The best way to imagine a learning management system is to think of it as a vast website, that only those people with a log-in will be able to access. Within this ‘gated’ website you can provide interaction with your students in two modes: online or blended. Online learning is similar to distance education provided by organisations like the Open University where students are based off campus and interact with tutors and other learners asynchronously. Blended learning is where teachers and students meet physically, but the LMS is used to support learning by providing a space where materials can be stored and organised, assessments can be given, and students and teachers can interact using blogs, forums, and so on.
A learning management system makes learning flexible, and you can deliver learning via computer, tablet and smartphone – the latter two channels are becoming increasingly popular as many organisations encourage mobile learning or ‘learning on the move.’

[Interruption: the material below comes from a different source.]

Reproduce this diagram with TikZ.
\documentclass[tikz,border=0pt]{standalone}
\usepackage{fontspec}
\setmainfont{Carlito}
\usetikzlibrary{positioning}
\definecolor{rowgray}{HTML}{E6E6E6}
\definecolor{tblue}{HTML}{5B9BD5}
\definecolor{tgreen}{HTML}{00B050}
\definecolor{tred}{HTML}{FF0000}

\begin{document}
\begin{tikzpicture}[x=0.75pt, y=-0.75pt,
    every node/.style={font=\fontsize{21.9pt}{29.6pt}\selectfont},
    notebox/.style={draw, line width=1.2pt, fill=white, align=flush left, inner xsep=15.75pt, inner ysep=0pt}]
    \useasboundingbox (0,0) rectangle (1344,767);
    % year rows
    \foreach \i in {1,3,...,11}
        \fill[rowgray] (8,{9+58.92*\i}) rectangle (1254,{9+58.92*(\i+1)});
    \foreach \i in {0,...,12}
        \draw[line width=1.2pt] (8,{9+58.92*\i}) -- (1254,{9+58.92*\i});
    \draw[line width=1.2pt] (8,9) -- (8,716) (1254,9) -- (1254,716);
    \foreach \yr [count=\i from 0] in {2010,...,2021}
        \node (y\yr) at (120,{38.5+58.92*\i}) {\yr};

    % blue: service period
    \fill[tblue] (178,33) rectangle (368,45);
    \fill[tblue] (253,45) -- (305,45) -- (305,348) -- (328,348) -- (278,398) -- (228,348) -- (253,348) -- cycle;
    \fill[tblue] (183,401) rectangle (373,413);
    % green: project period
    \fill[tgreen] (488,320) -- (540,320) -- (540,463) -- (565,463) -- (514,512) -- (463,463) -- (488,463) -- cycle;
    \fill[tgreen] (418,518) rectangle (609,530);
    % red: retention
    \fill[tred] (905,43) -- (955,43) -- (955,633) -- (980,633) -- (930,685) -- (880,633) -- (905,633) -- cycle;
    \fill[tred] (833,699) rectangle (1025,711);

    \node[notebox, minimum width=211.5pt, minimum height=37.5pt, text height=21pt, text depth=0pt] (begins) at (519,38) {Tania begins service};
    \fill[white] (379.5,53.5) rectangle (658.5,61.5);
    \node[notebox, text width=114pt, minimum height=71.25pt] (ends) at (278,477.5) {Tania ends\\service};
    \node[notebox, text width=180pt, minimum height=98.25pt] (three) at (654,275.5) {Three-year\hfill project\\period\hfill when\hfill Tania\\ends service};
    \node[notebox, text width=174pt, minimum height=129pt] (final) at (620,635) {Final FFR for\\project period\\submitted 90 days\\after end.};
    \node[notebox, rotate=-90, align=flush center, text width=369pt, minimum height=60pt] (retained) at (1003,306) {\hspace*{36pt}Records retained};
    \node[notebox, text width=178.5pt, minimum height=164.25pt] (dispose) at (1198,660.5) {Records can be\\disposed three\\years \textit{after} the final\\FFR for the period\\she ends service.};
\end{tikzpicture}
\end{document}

As the primary role of a learning management system is to deliver learning to students, typically, there will be three different types of log-in (there could be more, depending on your solution). These would usually be an admin log-in, a teacher log-in, and a student log-in.

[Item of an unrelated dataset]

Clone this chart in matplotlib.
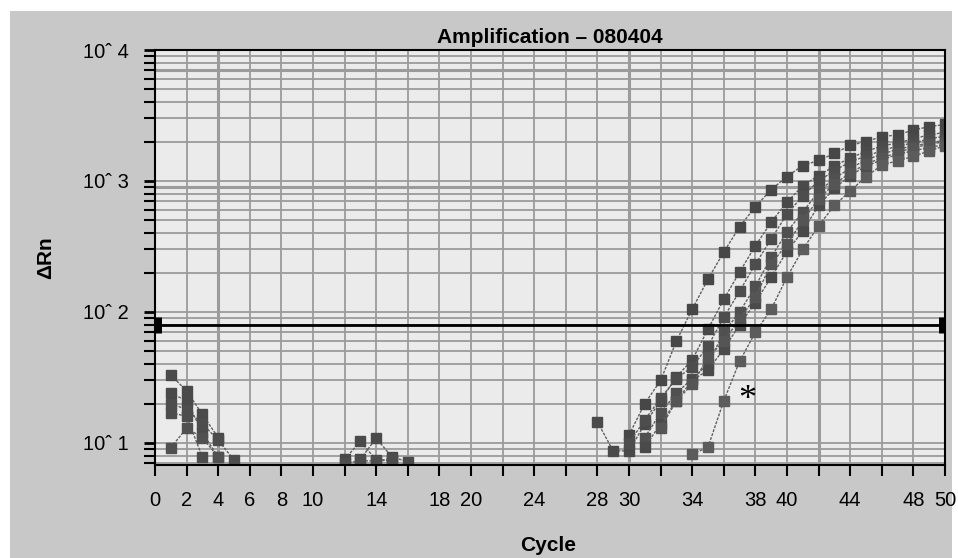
import matplotlib
matplotlib.use("Agg")
import matplotlib.pyplot as plt
from matplotlib.patches import Rectangle
from matplotlib.ticker import FixedLocator, NullFormatter

plt.rcParams['font.family'] = ['Liberation Sans', 'DejaVu Sans']

# ---------------- data ----------------
title = "Amplification \u2013 080404"
x_label = "Cycle"
y_label = "\u0394Rn"

# amplification curves (first cycle, values)
curve_a_start = 30
curve_a = [11.5, 20, 30, 60, 105, 178, 287, 447, 637, 859, 1081, 1313, 1435,
           1623, 1870, 2000, 2180, 2250, 2450, 2600, 2700]
curve_b_start = 28
curve_b = [14.5, 8.7, 8.7, 14, 21, 32, 43, 74, 125, 202, 320, 485, 690, 920,
           1100, 1300, 1500, 1680, 1850, 1950, 2100, 2250, 2350]
curve_c_start = 30
curve_c = [10, 15, 22, 31, 38, 55, 91, 144, 232, 360, 560, 770, 1000, 1200,
           1400, 1550, 1700, 1850, 1950, 2100, 2200]
curve_d_start = 31
curve_d = [11, 17, 24, 31, 40, 70, 100, 157, 262, 410, 580, 830, 1050, 1250,
           1450, 1600, 1750, 1850, 1950, 2050]
curve_e_start = 31
curve_e = [9.3, 14, 21, 30, 36, 52, 80, 118, 185, 290, 415, 650, 880, 1100,
           1300, 1450, 1600, 1700, 1800, 1900]
curve_f_start = 32
curve_f = [13, 21, 28, 45, 60, 88, 130, 232, 330, 500, 730, 950, 1150, 1350,
           1500, 1650, 1800, 1900, 2000]
curve_star_start = 34
curve_star = [8.2, 9.3, 21, 42, 70, 105, 185, 300, 455, 650, 840, 1080, 1320,
              1430, 1540, 1700, 1860]

# early noise traces
noise_1_start = 1
noise_1 = [33, 25, 16.5, 11]
noise_2_start = 1
noise_2 = [24, 21, 12, 7.8]
noise_3_start = 1
noise_3 = [20, 18, 14, 10.5, 7.4]
noise_4_start = 1
noise_4 = [17, 16, 7.8]
noise_5_start = 1
noise_5 = [9.2, 13, 11, 7.8]
noise_6_start = 12
noise_6 = [7.5, 10.3, 7.4, 7.3]
noise_7_start = 13
noise_7 = [7.5, 10.9, 7.8, 7.2]
noise_8_start = 12
noise_8 = [7.0, 7.3, 7.3, 7.6]

threshold = 80
star_cycle = 37.5
star_value = 21

x_ticks = list(range(0, 51, 2))
x_labeled = [0, 2, 4, 6, 8, 10, 14, 18, 20, 24, 28, 30, 34, 38, 40, 44, 48, 50]
y_decades = [10, 100, 1000, 10000]
y_labels = ["10\u02c6 1", "10\u02c6 2", "10\u02c6 3", "10\u02c6 4"]

# ---------------- figure ----------------
fig = plt.figure(figsize=(9.58, 5.58), dpi=100, facecolor="white")
fig.patches.append(Rectangle((10 / 958, 0), 942 / 958, 547 / 558,
                             transform=fig.transFigure, facecolor="#c8c8c8",
                             edgecolor="none", zorder=-10))
ax = fig.add_axes([155 / 958, 1 - 465 / 558, 790 / 958, 415 / 558])
ax.set_facecolor("#ebebeb")
ax.set_yscale("log")
ax.set_xlim(0, 50)
ax.set_ylim(6.79, 10000)

# grid
grid_col = "#9b9b9b"
for xv in x_ticks:
    lw = 2.2 if xv in (4, 30, 42) else 1.3
    ax.axvline(xv, color=grid_col, lw=lw, zorder=1)
for dec in [1, 10, 100, 1000]:
    for m in range(1, 10):
        yv = dec * m
        if 6.79 < yv <= 10000:
            lw = 2.2 if yv in (900, 7000) else 1.3
            ax.axhline(yv, color=grid_col, lw=lw, zorder=1)

# curves
series = [
    (curve_a_start, curve_a, "#474747"),
    (curve_b_start, curve_b, "#4a4a4a"),
    (curve_c_start, curve_c, "#4d4d4d"),
    (curve_d_start, curve_d, "#505050"),
    (curve_e_start, curve_e, "#4a4a4a"),
    (curve_f_start, curve_f, "#555555"),
    (curve_star_start, curve_star, "#5c5c5c"),
    (noise_1_start, noise_1, "#4a4a4a"),
    (noise_2_start, noise_2, "#4a4a4a"),
    (noise_3_start, noise_3, "#4d4d4d"),
    (noise_4_start, noise_4, "#4d4d4d"),
    (noise_5_start, noise_5, "#505050"),
    (noise_6_start, noise_6, "#4a4a4a"),
    (noise_7_start, noise_7, "#4a4a4a"),
    (noise_8_start, noise_8, "#4d4d4d"),
]
for start, vals, col in series:
    xs = list(range(start, start + len(vals)))
    ax.plot(xs, vals, linestyle=(0, (2, 1)), lw=1.0, color="#606060",
            marker="s", markersize=7.5, markerfacecolor=col,
            markeredgecolor=col, zorder=3)

# threshold
ax.plot([0, 50], [threshold, threshold], color="black", lw=2, zorder=4,
        solid_capstyle="butt")
ax.plot([0.18, 49.82], [threshold, threshold], linestyle="none", marker="|",
        markersize=11, markeredgewidth=5, color="black", zorder=5,
        clip_on=False)

# asterisk
ax.text(star_cycle, star_value, "*", fontsize=26, family="Liberation Serif",
        ha="center", va="center", color="black", zorder=6)

# axes styling
for sp in ax.spines.values():
    sp.set_color("black")
    sp.set_linewidth(1.5)
    sp.set_zorder(6)

ax.xaxis.set_major_locator(FixedLocator(x_ticks))
ax.set_xticklabels([str(v) if v in x_labeled else "" for v in x_ticks])
ax.yaxis.set_major_locator(FixedLocator(y_decades))
ax.set_yticklabels(y_labels)
minor_y = [d * m for d in [1, 10, 100, 1000] for m in range(2, 10)
           if 6.79 < d * m < 10000]
ax.yaxis.set_minor_locator(FixedLocator(minor_y))
ax.yaxis.set_minor_formatter(NullFormatter())
ax.xaxis.set_minor_locator(FixedLocator([]))

ax.tick_params(axis="x", which="major", direction="out", length=8, width=1.5,
               pad=11, labelsize=14.5, colors="black")
ax.tick_params(axis="y", which="major", direction="out", length=8, width=2,
               pad=11, labelsize=14.5, colors="black")
ax.tick_params(axis="y", which="minor", direction="out", length=8, width=1.5)

ax.set_title(title, fontsize=15, fontweight="bold", pad=5)
ax.set_xlabel(x_label, fontsize=15, fontweight="bold")
ax.xaxis.set_label_coords(0.497, -0.172)
ax.set_ylabel(y_label, fontsize=15, fontweight="bold")
ax.yaxis.set_label_coords(-0.127, 0.5)

fig.savefig("out.png", dpi=100, facecolor=fig.get_facecolor())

The admin log-in will be for administrators; when logged in, it will present the user with the tools to be able to add content and users, remove content and users, and allow users access to certain areas of the learning management system so that they can change settings.

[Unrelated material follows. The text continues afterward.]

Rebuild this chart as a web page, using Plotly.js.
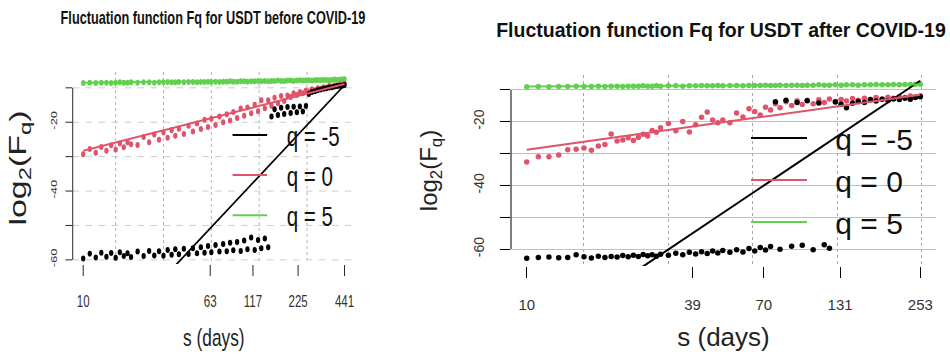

The teacher log-in will allow teachers to assign work, receive completed work and results from students, and also create courses (see below).
The student log-in will present the user with information regarding courses, outstanding work and links to resources. It will usually provide a way of contacting the teacher or course leader if they have any questions. Work can be submitted from the student log-in – which will then be picked up by the teacher or course leader from the admin log-in.